--- begin ---

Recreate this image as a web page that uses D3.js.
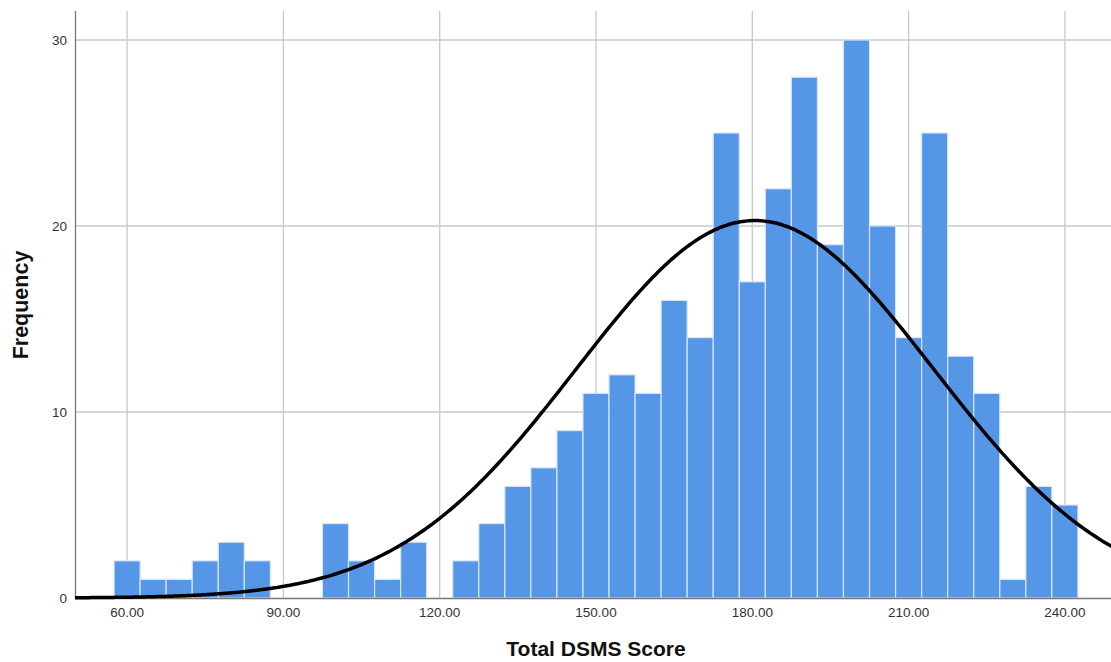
<!DOCTYPE html>
<html>
<head>
<meta charset="utf-8">
<script src="https://cdn.jsdelivr.net/npm/d3@7"></script>
<style>
  body { margin: 0; background: #fff; }
  svg { font-family: "Liberation Sans", Arial, sans-serif; }
</style>
</head>
<body>
<svg id="chart" width="1111" height="662"></svg>
<script>
// Bin centres (width 5) and counts
var binCenters = [60, 65, 70, 75, 80, 85, 90, 95, 100, 105, 110, 115, 120, 125, 130, 135, 140, 145, 150,
  155, 160, 165, 170, 175, 180, 185, 190, 195, 200, 205, 210, 215, 220, 225, 230, 235, 240];
var counts = [2, 1, 1, 2, 3, 2, 0, 0, 4, 2, 1, 3, 0, 2, 4, 6, 7, 9, 11,
  12, 11, 16, 14, 25, 17, 22, 28, 19, 30, 20, 14, 25, 13, 11, 1, 6, 5];
var binWidth = 5;
var xTicks = [60, 90, 120, 150, 180, 210, 240];
var yTicks = [0, 10, 20, 30];
// normal curve parameters (fit shown on chart)
var fitMean = 180.5;
var fitSd = 34.3;

var svg = d3.select("#chart");
var plotTop = 11;

var x = d3.scaleLinear().domain([50, 250]).range([75, 1117]);
var y = d3.scaleLinear().domain([0, 30]).range([598, 40]);

// grid
svg.append("g").selectAll("line").data(xTicks).join("line")
  .attr("x1", (d) => x(d)).attr("x2", (d) => x(d))
  .attr("y1", plotTop).attr("y2", 598)
  .attr("stroke", "#c8c8c8").attr("stroke-width", 1.3);
svg.append("g").selectAll("line").data(yTicks.slice(1)).join("line")
  .attr("x1", 76).attr("x2", 1111)
  .attr("y1", (d) => y(d)).attr("y2", (d) => y(d))
  .attr("stroke", "#c8c8c8").attr("stroke-width", 1.3);

// bars
var bins = binCenters.map((c, i) => ({ c: c, n: counts[i] })).filter((b) => b.n > 0);
svg.append("g").selectAll("rect").data(bins).join("rect")
  .attr("x", (d) => x(d.c - binWidth / 2))
  .attr("width", (d) => x(d.c + binWidth / 2) - x(d.c - binWidth / 2))
  .attr("y", (d) => y(d.n))
  .attr("height", (d) => y(0) - y(d.n))
  .attr("fill", "#5596e6")
  .attr("stroke", "#d6e6fa")
  .attr("stroke-width", 1.2);

// axes lines
svg.append("line").attr("x1", 75.5).attr("x2", 75.5).attr("y1", plotTop).attr("y2", 598.5)
  .attr("stroke", "#777").attr("stroke-width", 1.3);
svg.append("line").attr("x1", 75).attr("x2", 1111).attr("y1", 598.5).attr("y2", 598.5)
  .attr("stroke", "#777").attr("stroke-width", 1.3);

// normal curve
var curvePts = d3.range(50, 250.5, 0.5).map((v) => {
  var z = (v - fitMean) / fitSd;
  var dens = d3.sum(counts) * binWidth / (fitSd * Math.sqrt(2 * Math.PI)) * Math.exp(-0.5 * z * z);
  return [v, dens];
});
svg.append("path").datum(curvePts)
  .attr("d", d3.line().x((d) => x(d[0])).y((d) => y(d[1])).curve(d3.curveBasis))
  .attr("fill", "none").attr("stroke", "#000").attr("stroke-width", 3.5);

// tick labels
svg.append("g").selectAll("text").data(xTicks).join("text")
  .attr("x", (d) => x(d)).attr("y", 617)
  .attr("text-anchor", "middle").attr("font-size", 13.5).attr("fill", "#333")
  .text((d) => d.toFixed(2));
svg.append("g").selectAll("text").data(yTicks).join("text")
  .attr("x", 67).attr("y", (d) => y(d) + 4.5)
  .attr("text-anchor", "end").attr("font-size", 13.5).attr("fill", "#333")
  .text((d) => d);

// titles
svg.append("text").attr("x", 596).attr("y", 656)
  .attr("text-anchor", "middle").attr("font-size", 21).attr("font-weight", "bold")
  .attr("fill", "#111").text("Total DSMS Score");
svg.append("text").attr("transform", "translate(28,305) rotate(-90)")
  .attr("text-anchor", "middle").attr("font-size", 21.5).attr("font-weight", "bold")
  .attr("fill", "#111").text("Frequency");
</script>
</body>
</html>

--- end ---

§ **Stated problem**:
Exclude the pictures, and transcribe all of the material exactly.

§ **Written answer**:
Recreate this image as a web page that uses D3.js.
<!DOCTYPE html>
<html>
<head>
<meta charset="utf-8">
<script src="https://cdn.jsdelivr.net/npm/d3@7"></script>
<style>
  body { margin: 0; background: #fff; }
  svg { font-family: "Liberation Sans", Arial, sans-serif; }
</style>
</head>
<body>
<svg id="chart" width="1111" height="662"></svg>
<script>
// Bin centres (width 5) and counts
var binCenters = [60, 65, 70, 75, 80, 85, 90, 95, 100, 105, 110, 115, 120, 125, 130, 135, 140, 145, 150,
  155, 160, 165, 170, 175, 180, 185, 190, 195, 200, 205, 210, 215, 220, 225, 230, 235, 240];
var counts = [2, 1, 1, 2, 3, 2, 0, 0, 4, 2, 1, 3, 0, 2, 4, 6, 7, 9, 11,
  12, 11, 16, 14, 25, 17, 22, 28, 19, 30, 20, 14, 25, 13, 11, 1, 6, 5];
var binWidth = 5;
var xTicks = [60, 90, 120, 150, 180, 210, 240];
var yTicks = [0, 10, 20, 30];
// normal curve parameters (fit shown on chart)
var fitMean = 180.5;
var fitSd = 34.3;

var svg = d3.select("#chart");
var plotTop = 11;

var x = d3.scaleLinear().domain([50, 250]).range([75, 1117]);
var y = d3.scaleLinear().domain([0, 30]).range([598, 40]);

// grid
svg.append("g").selectAll("line").data(xTicks).join("line")
  .attr("x1", (d) => x(d)).attr("x2", (d) => x(d))
  .attr("y1", plotTop).attr("y2", 598)
  .attr("stroke", "#c8c8c8").attr("stroke-width", 1.3);
svg.append("g").selectAll("line").data(yTicks.slice(1)).join("line")
  .attr("x1", 76).attr("x2", 1111)
  .attr("y1", (d) => y(d)).attr("y2", (d) => y(d))
  .attr("stroke", "#c8c8c8").attr("stroke-width", 1.3);

// bars
var bins = binCenters.map((c, i) => ({ c: c, n: counts[i] })).filter((b) => b.n > 0);
svg.append("g").selectAll("rect").data(bins).join("rect")
  .attr("x", (d) => x(d.c - binWidth / 2))
  .attr("width", (d) => x(d.c + binWidth / 2) - x(d.c - binWidth / 2))
  .attr("y", (d) => y(d.n))
  .attr("height", (d) => y(0) - y(d.n))
  .attr("fill", "#5596e6")
  .attr("stroke", "#d6e6fa")
  .attr("stroke-width", 1.2);

// axes lines
svg.append("line").attr("x1", 75.5).attr("x2", 75.5).attr("y1", plotTop).attr("y2", 598.5)
  .attr("stroke", "#777").attr("stroke-width", 1.3);
svg.append("line").attr("x1", 75).attr("x2", 1111).attr("y1", 598.5).attr("y2", 598.5)
  .attr("stroke", "#777").attr("stroke-width", 1.3);

// normal curve
var curvePts = d3.range(50, 250.5, 0.5).map((v) => {
  var z = (v - fitMean) / fitSd;
  var dens = d3.sum(counts) * binWidth / (fitSd * Math.sqrt(2 * Math.PI)) * Math.exp(-0.5 * z * z);
  return [v, dens];
});
svg.append("path").datum(curvePts)
  .attr("d", d3.line().x((d) => x(d[0])).y((d) => y(d[1])).curve(d3.curveBasis))
  .attr("fill", "none").attr("stroke", "#000").attr("stroke-width", 3.5);

// tick labels
svg.append("g").selectAll("text").data(xTicks).join("text")
  .attr("x", (d) => x(d)).attr("y", 617)
  .attr("text-anchor", "middle").attr("font-size", 13.5).attr("fill", "#333")
  .text((d) => d.toFixed(2));
svg.append("g").selectAll("text").data(yTicks).join("text")
  .attr("x", 67).attr("y", (d) => y(d) + 4.5)
  .attr("text-anchor", "end").attr("font-size", 13.5).attr("fill", "#333")
  .text((d) => d);

// titles
svg.append("text").attr("x", 596).attr("y", 656)
  .attr("text-anchor", "middle").attr("font-size", 21).attr("font-weight", "bold")
  .attr("fill", "#111").text("Total DSMS Score");
svg.append("text").attr("transform", "translate(28,305) rotate(-90)")
  .attr("text-anchor", "middle").attr("font-size", 21.5).attr("font-weight", "bold")
  .attr("fill", "#111").text("Frequency");
</script>
</body>
</html>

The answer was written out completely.